Former Paterson/Matheson House, 1039 Louise Ave. Brandon, MB

Reid Dickie

           This splendid 1895 house exudes extreme Queen Anne style dripping with Eastlake decoration. The great opportunity of Eastlake style is unlimited decorative potential. The shaping of wood using basic hand tool technology – chisel, gouge and lathe – becomes fine art in the able hands of an imaginative artisan. The design invention and craft displayed on this house is a consummate delight to the senses. The first floor porch and the round balcony above dominate your attention. The upper balcony’s conical roof topped with the orbs and finial gives the roofline a fantasy feeling abetted by the rich colours and whimsical bargeboard designs on the gable ends.

Brick Gingerbread House, 228 Fifteenth St, Brandon, MB

Reid Dickie

            A coin toss decided which gingerbread became Christmas Day house. Appropriately, this unusual place won. Built in 1893, it combines so many design elements that it feels weighed down by its own delight, covered up in aces. A classic gingerbread house, the roof has two large dormers that add some space to the upper floor. The front gable has a doorway that opens onto a tiny balcony. There is a nice bit of fret saw bargeboard under the gable tip. The cream details give heavy contrast to the candy apple red and the surrounding greenery provides a festive feel

16 responses to “Houses

  1. Sharon Coates

    Today I had another look at the classic, two storey house on Garwood Avenue. Just a quick visit!

  2. Rose Ann

    Thank you enjoyed the walk If only I could have had a view of the side of these beautiful heritage homes
    Rose Ann Bartlett

  3. Lovely photos of many gorgeous houses.
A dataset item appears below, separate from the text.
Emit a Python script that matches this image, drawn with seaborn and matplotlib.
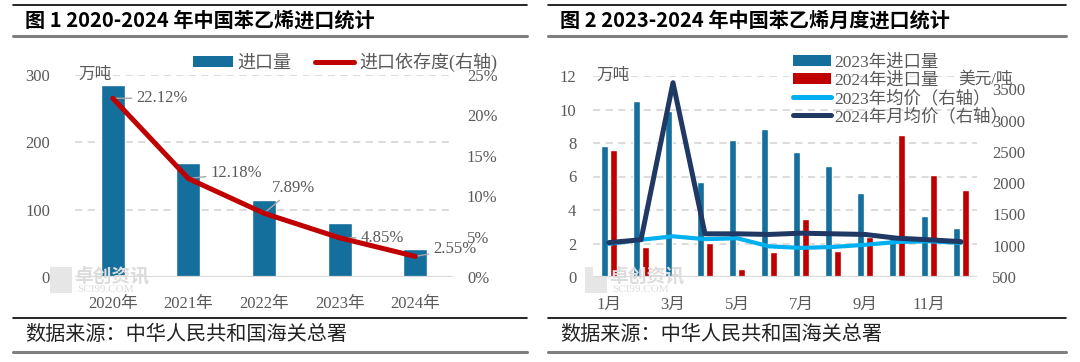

I’ve seen the White House in Carberry MB. Also stopped for a wee snoop, at the dilapidated beauty along the Highway, near Carberry.
    How sad it is, that its just wasting away…

  4. I grew up in Ontario, and now live in Australia … these wonderful buildings tempt me to go and visit Manitoba asap! =D

  5. kerrin asmundson

    here’s a tip for one of manitoba’s most unusual second empire houses i think should be photographed and included…..center line road east of winnipeg (off Deacons road a mile or two) just east of Vernon road.

  6. Would love to see more of your beautiful discoveries. I’ve learnt a lot about the architecture of older homes from your blog. I’m looking to buy an American Four Square, in MB. and your blog helped me in a further understanding of historical homes.

  7. The Lyons House on Highway 1 near Carberry was one of the landmarks that made the long drive from Brandon to Winnipeg rewarding. It is sad to see it in such decay. But this is a welcome portfolio of fine, characteristic buildings we have come to take for granted. As a native of Ninga, I was intrigued to see it represented among other SW Manitoba houses.

  8. molly hamish

    wonderful sahring.thank you!

  9. KD Rocher

    I have saved this link to return and dwell upon this wonderful history and architecture.